* BEGIN Given material *
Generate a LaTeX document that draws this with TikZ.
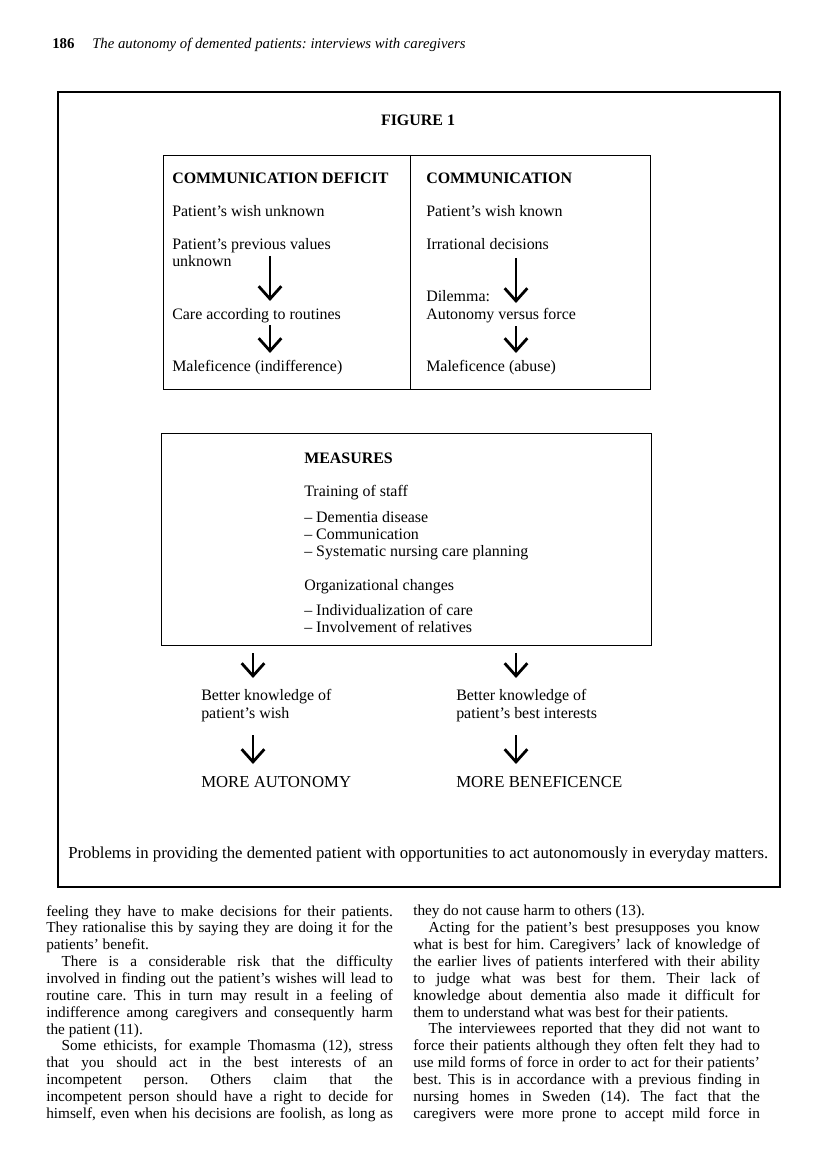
\documentclass[tikz,border=0pt]{standalone}
\usepackage{fontspec}
\setmainfont{Liberation Serif}
\usepackage{tikz}
\usetikzlibrary{arrows.meta,positioning,calc}
\frenchspacing

\begin{document}
\begin{tikzpicture}[x=0.75bp,y=-0.75bp,
  t/.style={anchor=base west,inner sep=0pt,font=\fontsize{12}{13.5}\selectfont},
  hd/.style={t,font=\fontsize{12}{13.5}\selectfont\bfseries},
  big/.style={t,font=\fontsize{12.6}{14}\selectfont},
  dn/.style={line width=2.1bp,-{Straight Barb[length=9.5bp,width=17bp]}},
  col/.style={anchor=north west,inner sep=0pt,text width=260bp,align=justify,font=\fontsize{11.5}{12.7}\selectfont}]
\useasboundingbox (0,0) rectangle (816,1163);
\fill[white] (0,0) rectangle (816,1163);
% running head
\node[t,font=\fontsize{11.2}{13}\selectfont\bfseries] (pg) at (52,49) {186};
\node[t,font=\fontsize{11.1}{13}\selectfont\itshape] (rh) at (92,49) {The autonomy of demented patients: interviews with caregivers};
% frames
\draw[line width=0.8bp] (58,92) rectangle (780,887);
\draw[line width=0.7bp] (163,155) rectangle (650,389);
\draw[line width=0.7bp] (410,155) -- (410,389);
\draw[line width=0.7bp] (161,433) rectangle (651,645);
\node[hd,anchor=base] (fig) at (418,126) {FIGURE 1};
% communication deficit
\node[hd] (cd) at (172,184) {COMMUNICATION DEFICIT};
\node[t] (wu) at (172,217) {Patient’s wish unknown};
\node[t] (pv) at (172,250) {Patient’s previous values};
\node[t] (pv2) at (172,267) {unknown};
\node[t] (cr) at (172,319) {Care according to routines};
\node[t] (mi) at (172,371) {Maleficence (indifference)};
% communication
\node[hd] (cm) at (426,184) {COMMUNICATION};
\node[t] (wk) at (426,217) {Patient’s wish known};
\node[t] (ir) at (426,250) {Irrational decisions};
\node[t] (di) at (426,302) {Dilemma:};
\node[t] (af) at (426,319) {Autonomy versus force};
\node[t] (ma) at (426,371) {Maleficence (abuse)};
% measures
\node[hd] (ms) at (304,463) {MEASURES};
\node[t] (tr) at (304,496) {Training of staff};
\node[t] (m1) at (304,522) {– Dementia disease};
\node[t] (m2) at (304,539) {– Communication};
\node[t] (m3) at (304,556) {– Systematic nursing care planning};
\node[t] (og) at (304,590) {Organizational changes};
\node[t] (m4) at (304,615) {– Individualization of care};
\node[t] (m5) at (304,632) {– Involvement of relatives};
% outcomes
\node[t] (bw) at (201,700) {Better knowledge of};
\node[t] (bw2) at (201,718) {patient’s wish};
\node[t] (bi) at (456,700) {Better knowledge of};
\node[t] (bi2) at (456,718) {patient’s best interests};
\node[big] (au) at (201,787) {MORE AUTONOMY};
\node[big] (be) at (456,787) {MORE BENEFICENCE};
\node[big] (cap) at (68,858) {Problems in providing the demented patient with opportunities to act autonomously in everyday matters.};
% arrows
\coordinate (l1a) at (270,256); \coordinate (l1b) at (270,301);
\coordinate (l2a) at (270,325); \coordinate (l2b) at (270,353);
\coordinate (r1a) at (516,258); \coordinate (r1b) at (516,303);
\coordinate (r2a) at (516,326); \coordinate (r2b) at (516,353);
\coordinate (l3a) at (253,653); \coordinate (l3b) at (253,678);
\coordinate (r3a) at (516,653); \coordinate (r3b) at (516,678);
\coordinate (l4a) at (253,735); \coordinate (l4b) at (253,764);
\coordinate (r4a) at (516,735); \coordinate (r4b) at (516,764);
\foreach \a in {l1,l2,r1,r2,l3,r3,l4,r4}
  \draw[dn] (\a a) -- (\a b);
% body text
\node[col] (c1) at (46,905) {feeling they have to make decisions for their patients.\linebreak
They rationalise this by saying they are doing it for the\linebreak
patients’ benefit.\par
\hspace*{1em}There is a considerable risk that the difficulty\linebreak
involved in finding out the patient’s wishes will lead to\linebreak
routine care. This in turn may result in a feeling of\linebreak
indifference among caregivers and consequently harm\linebreak
the patient (11).\par
\hspace*{1em}Some ethicists, for example Thomasma (12), stress\linebreak
that you should act in the best interests of an\linebreak
incompetent person. Others claim that the\linebreak
incompetent person should have a right to decide for\linebreak
himself, even when his decisions are foolish, as long as\parfillskip=0pt\par};
\node[col] (c2) at (413,905) {they do not cause harm to others (13).\par
\hspace*{1em}Acting for the patient’s best presupposes you know\linebreak
what is best for him. Caregivers’ lack of knowledge of\linebreak
the earlier lives of patients interfered with their ability\linebreak
to judge what was best for them. Their lack of\linebreak
knowledge about dementia also made it difficult for\linebreak
them to understand what was best for their patients.\par
\hspace*{1em}The interviewees reported that they did not want to\linebreak
force their patients although they often felt they had to\linebreak
use mild forms of force in order to act for their patients’\linebreak
best. This is in accordance with a previous finding in\linebreak
nursing homes in Sweden (14). The fact that the\linebreak
caregivers were more prone to accept mild force in\parfillskip=0pt\par};
\end{tikzpicture}
\end{document}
* END Given material *
Omitting all images, print the listing exactly.

Generate a LaTeX document that draws this with TikZ.
\documentclass[tikz,border=0pt]{standalone}
\usepackage{fontspec}
\setmainfont{Liberation Serif}
\usepackage{tikz}
\usetikzlibrary{arrows.meta,positioning,calc}
\frenchspacing

\begin{document}
\begin{tikzpicture}[x=0.75bp,y=-0.75bp,
  t/.style={anchor=base west,inner sep=0pt,font=\fontsize{12}{13.5}\selectfont},
  hd/.style={t,font=\fontsize{12}{13.5}\selectfont\bfseries},
  big/.style={t,font=\fontsize{12.6}{14}\selectfont},
  dn/.style={line width=2.1bp,-{Straight Barb[length=9.5bp,width=17bp]}},
  col/.style={anchor=north west,inner sep=0pt,text width=260bp,align=justify,font=\fontsize{11.5}{12.7}\selectfont}]
\useasboundingbox (0,0) rectangle (816,1163);
\fill[white] (0,0) rectangle (816,1163);
% running head
\node[t,font=\fontsize{11.2}{13}\selectfont\bfseries] (pg) at (52,49) {186};
\node[t,font=\fontsize{11.1}{13}\selectfont\itshape] (rh) at (92,49) {The autonomy of demented patients: interviews with caregivers};
% frames
\draw[line width=0.8bp] (58,92) rectangle (780,887);
\draw[line width=0.7bp] (163,155) rectangle (650,389);
\draw[line width=0.7bp] (410,155) -- (410,389);
\draw[line width=0.7bp] (161,433) rectangle (651,645);
\node[hd,anchor=base] (fig) at (418,126) {FIGURE 1};
% communication deficit
\node[hd] (cd) at (172,184) {COMMUNICATION DEFICIT};
\node[t] (wu) at (172,217) {Patient’s wish unknown};
\node[t] (pv) at (172,250) {Patient’s previous values};
\node[t] (pv2) at (172,267) {unknown};
\node[t] (cr) at (172,319) {Care according to routines};
\node[t] (mi) at (172,371) {Maleficence (indifference)};
% communication
\node[hd] (cm) at (426,184) {COMMUNICATION};
\node[t] (wk) at (426,217) {Patient’s wish known};
\node[t] (ir) at (426,250) {Irrational decisions};
\node[t] (di) at (426,302) {Dilemma:};
\node[t] (af) at (426,319) {Autonomy versus force};
\node[t] (ma) at (426,371) {Maleficence (abuse)};
% measures
\node[hd] (ms) at (304,463) {MEASURES};
\node[t] (tr) at (304,496) {Training of staff};
\node[t] (m1) at (304,522) {– Dementia disease};
\node[t] (m2) at (304,539) {– Communication};
\node[t] (m3) at (304,556) {– Systematic nursing care planning};
\node[t] (og) at (304,590) {Organizational changes};
\node[t] (m4) at (304,615) {– Individualization of care};
\node[t] (m5) at (304,632) {– Involvement of relatives};
% outcomes
\node[t] (bw) at (201,700) {Better knowledge of};
\node[t] (bw2) at (201,718) {patient’s wish};
\node[t] (bi) at (456,700) {Better knowledge of};
\node[t] (bi2) at (456,718) {patient’s best interests};
\node[big] (au) at (201,787) {MORE AUTONOMY};
\node[big] (be) at (456,787) {MORE BENEFICENCE};
\node[big] (cap) at (68,858) {Problems in providing the demented patient with opportunities to act autonomously in everyday matters.};
% arrows
\coordinate (l1a) at (270,256); \coordinate (l1b) at (270,301);
\coordinate (l2a) at (270,325); \coordinate (l2b) at (270,353);
\coordinate (r1a) at (516,258); \coordinate (r1b) at (516,303);
\coordinate (r2a) at (516,326); \coordinate (r2b) at (516,353);
\coordinate (l3a) at (253,653); \coordinate (l3b) at (253,678);
\coordinate (r3a) at (516,653); \coordinate (r3b) at (516,678);
\coordinate (l4a) at (253,735); \coordinate (l4b) at (253,764);
\coordinate (r4a) at (516,735); \coordinate (r4b) at (516,764);
\foreach \a in {l1,l2,r1,r2,l3,r3,l4,r4}
  \draw[dn] (\a a) -- (\a b);
% body text
\node[col] (c1) at (46,905) {feeling they have to make decisions for their patients.\linebreak
They rationalise this by saying they are doing it for the\linebreak
patients’ benefit.\par
\hspace*{1em}There is a considerable risk that the difficulty\linebreak
involved in finding out the patient’s wishes will lead to\linebreak
routine care. This in turn may result in a feeling of\linebreak
indifference among caregivers and consequently harm\linebreak
the patient (11).\par
\hspace*{1em}Some ethicists, for example Thomasma (12), stress\linebreak
that you should act in the best interests of an\linebreak
incompetent person. Others claim that the\linebreak
incompetent person should have a right to decide for\linebreak
himself, even when his decisions are foolish, as long as\parfillskip=0pt\par};
\node[col] (c2) at (413,905) {they do not cause harm to others (13).\par
\hspace*{1em}Acting for the patient’s best presupposes you know\linebreak
what is best for him. Caregivers’ lack of knowledge of\linebreak
the earlier lives of patients interfered with their ability\linebreak
to judge what was best for them. Their lack of\linebreak
knowledge about dementia also made it difficult for\linebreak
them to understand what was best for their patients.\par
\hspace*{1em}The interviewees reported that they did not want to\linebreak
force their patients although they often felt they had to\linebreak
use mild forms of force in order to act for their patients’\linebreak
best. This is in accordance with a previous finding in\linebreak
nursing homes in Sweden (14). The fact that the\linebreak
caregivers were more prone to accept mild force in\parfillskip=0pt\par};
\end{tikzpicture}
\end{document}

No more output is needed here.